Denis-Didier Rousseau at the excavation site at Nussloch, 2005. Walls, roughly 3-4 meters wide and two meters high or more must be prepared to read properly the stratigraphy before taking parallel samples. Credit: Pierre Antoine, Laboratoire de Geographie Physique in Meudon.
”In Europe, the paleosols are being embedded in the aeolian deposits. And when you are considering this, you have to take into account the thickness of the paleosol when you evaluate the dust deposition. Then we found aeolian accumulation and sedimentation rates which are much more precise than they were previously,” says Denis-Didier Rousseau.
From this, it has been possible to construct new age models and recalculate sedimentation rates and mass balance for European loess layers in a range of samples from Brittany, Northern France Eastward to Ukraine on an almost longitudinal transect.
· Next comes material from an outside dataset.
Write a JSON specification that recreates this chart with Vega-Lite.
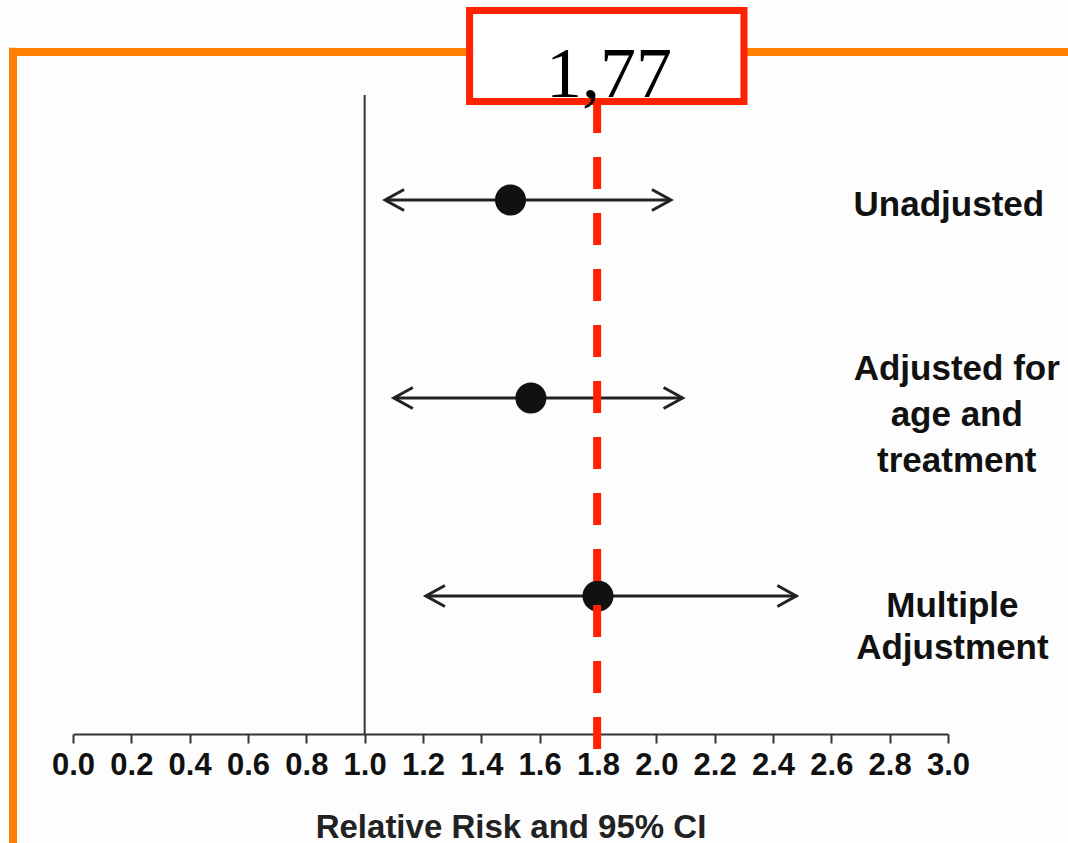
{
  "$schema": "https://vega.github.io/schema/vega-lite/v6.json",
  "width": 875,
  "height": 639,
  "autosize": {"type": "none"},
  "padding": {"left": 73, "top": 95, "right": 120, "bottom": 109},
  "background": "#fdfdfd",
  "config": {
    "view": {"stroke": null},
    "axis": {
      "domainColor": "#333333",
      "domainWidth": 2,
      "tickColor": "#333333",
      "tickWidth": 2,
      "tickSize": 9,
      "grid": false,
      "labelFont": "Liberation Sans",
      "labelFontSize": 31,
      "labelFontWeight": "bold",
      "labelColor": "#111111",
      "labelPadding": 7,
      "labelOverlap": false,
      "labelFlush": false,
      "titleFont": "Liberation Sans",
      "titleFontSize": 33,
      "titleFontWeight": "bold",
      "titleColor": "#222222",
      "titlePadding": 31
    }
  },
  "datasets": {
    "rows": [
      {"label": "Unadjusted", "row": 1, "rr": 1.5, "lo": 1.07, "hi": 2.05},
      {"label": "Adjusted for\nage and\ntreatment", "row": 2, "rr": 1.57, "lo": 1.1, "hi": 2.09},
      {"label": "Multiple\nAdjustment", "row": 3, "rr": 1.8, "lo": 1.21, "hi": 2.48}
    ],
    "one": [{"txt": "1,77"}]
  },
  "layer": [
    {
      "data": {"name": "rows"},
      "mark": {"type": "rule", "color": "#222222", "strokeWidth": 3},
      "encoding": {
        "x": {"field": "lo", "type": "quantitative", "scale": {"domain": [0, 3], "nice": false, "zero": false},
          "axis": {"values": [0, 0.2, 0.4, 0.6, 0.8, 1.0, 1.2, 1.4, 1.6, 1.8, 2.0, 2.2, 2.4, 2.6, 2.8, 3.0], "format": ".1f", "title": "Relative Risk and 95% CI"}},
        "x2": {"field": "hi"},
        "y": {"field": "row", "type": "quantitative", "scale": {"domain": [0.47, 3.697], "reverse": true, "nice": false, "zero": false}, "axis": null}
      }
    },
    {
      "data": {"name": "one"},
      "mark": {"type": "rule", "color": "#ff8000", "strokeWidth": 8},
      "encoding": {
        "x": {"datum": -0.2057, "type": "quantitative"},
        "x2": {"datum": 3.6},
        "y": {"datum": 0.2525, "type": "quantitative"}
      }
    },
    {
      "data": {"name": "one"},
      "mark": {"type": "rule", "color": "#ff8000", "strokeWidth": 8},
      "encoding": {
        "x": {"datum": -0.2057, "type": "quantitative"},
        "y": {"datum": 0.232, "type": "quantitative"},
        "y2": {"datum": 4.4}
      }
    },
    {
      "data": {"name": "one"},
      "mark": {"type": "rule", "color": "#333333", "strokeWidth": 2},
      "encoding": {
        "x": {"datum": 1, "type": "quantitative"},
        "y": {"datum": 0.47, "type": "quantitative"},
        "y2": {"datum": 3.697}
      }
    },
    {
      "data": {"name": "rows"},
      "mark": {"type": "point", "shape": "M 1.9 -1.05 L 0 0 L 1.9 1.05", "filled": false, "stroke": "#222222", "strokeWidth": 3, "size": 400, "opacity": 1},
      "encoding": {
        "x": {"field": "lo", "type": "quantitative"},
        "y": {"field": "row", "type": "quantitative"}
      }
    },
    {
      "data": {"name": "rows"},
      "mark": {"type": "point", "shape": "M -1.9 -1.05 L 0 0 L -1.9 1.05", "filled": false, "stroke": "#222222", "strokeWidth": 3, "size": 400, "opacity": 1},
      "encoding": {
        "x": {"field": "hi", "type": "quantitative"},
        "y": {"field": "row", "type": "quantitative"}
      }
    },
    {
      "data": {"name": "rows"},
      "mark": {"type": "circle", "color": "#111111", "size": 962, "opacity": 1},
      "encoding": {
        "x": {"field": "rr", "type": "quantitative"},
        "y": {"field": "row", "type": "quantitative"}
      }
    },
    {
      "data": {"name": "rows"},
      "transform": [{"filter": "datum.row === 1"}],
      "mark": {"type": "text", "font": "Liberation Sans", "fontSize": 35, "fontWeight": "bold", "color": "#111111", "align": "center", "baseline": "middle", "lineBreak": "\n", "dy": 5},
      "encoding": {
        "x": {"datum": 3.003, "type": "quantitative"},
        "y": {"field": "row", "type": "quantitative"},
        "text": {"field": "label", "type": "nominal"}
      }
    },
    {
      "data": {"name": "rows"},
      "transform": [{"filter": "datum.row === 2"}],
      "mark": {"type": "text", "font": "Liberation Sans", "fontSize": 35, "fontWeight": "bold", "color": "#111111", "align": "center", "baseline": "middle", "lineBreak": "\n", "lineHeight": 46, "dy": -29},
      "encoding": {
        "x": {"datum": 3.03, "type": "quantitative"},
        "y": {"field": "row", "type": "quantitative"},
        "text": {"field": "label", "type": "nominal"}
      }
    },
    {
      "data": {"name": "rows"},
      "transform": [{"filter": "datum.row === 3"}],
      "mark": {"type": "text", "font": "Liberation Sans", "fontSize": 35, "fontWeight": "bold", "color": "#111111", "align": "center", "baseline": "middle", "lineBreak": "\n", "lineHeight": 42, "dy": 10},
      "encoding": {
        "x": {"datum": 3.015, "type": "quantitative"},
        "y": {"field": "row", "type": "quantitative"},
        "text": {"field": "label", "type": "nominal"}
      }
    },
    {
      "data": {"name": "one"},
      "mark": {"type": "rule", "color": "#ff2200", "strokeWidth": 8, "strokeDash": [32, 24]},
      "encoding": {
        "x": {"datum": 1.797, "type": "quantitative"},
        "y": {"datum": 0.5, "type": "quantitative"},
        "y2": {"datum": 3.773}
      }
    },
    {
      "data": {"name": "one"},
      "mark": {"type": "rect", "fill": "#ffffff", "stroke": "#ff2200", "strokeWidth": 7},
      "encoding": {
        "x": {"datum": 1.3597, "type": "quantitative"},
        "x2": {"datum": 2.3005},
        "y": {"datum": 0.0429, "type": "quantitative"},
        "y2": {"datum": 0.5025}
      }
    },
    {
      "data": {"name": "one"},
      "mark": {"type": "text", "font": "Liberation Serif", "fontSize": 72, "color": "#000000", "align": "center", "baseline": "alphabetic"},
      "encoding": {
        "x": {"datum": 1.838, "type": "quantitative"},
        "y": {"datum": 0.4798, "type": "quantitative"},
        "text": {"field": "txt", "type": "nominal"}
      }
    }
  ]
}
Cleaning an outcrop is very physical work. Denis-Didier Rousseau and colleague France Lagroix at Dolni Vestonice, Czech Republic. Credit: Pierre Antoine, Laboratoire de Geographie Physique in Meudon.
Dustiest region on Earth
The results show, that during the last glacial maximum, Western Europe was dustier than China which has otherwise been presumed to be the dustiest region on Earth in the coldest periods of the ice ages.
The new estimations of ice age dust accumulation in Europe fit a range of climate model simulations. The result thus has the potential to aid the understanding of the abrupt warming and cooling periods during the ice ages called Dansgaard/Oeschger events which bear the marks of climate tipping points.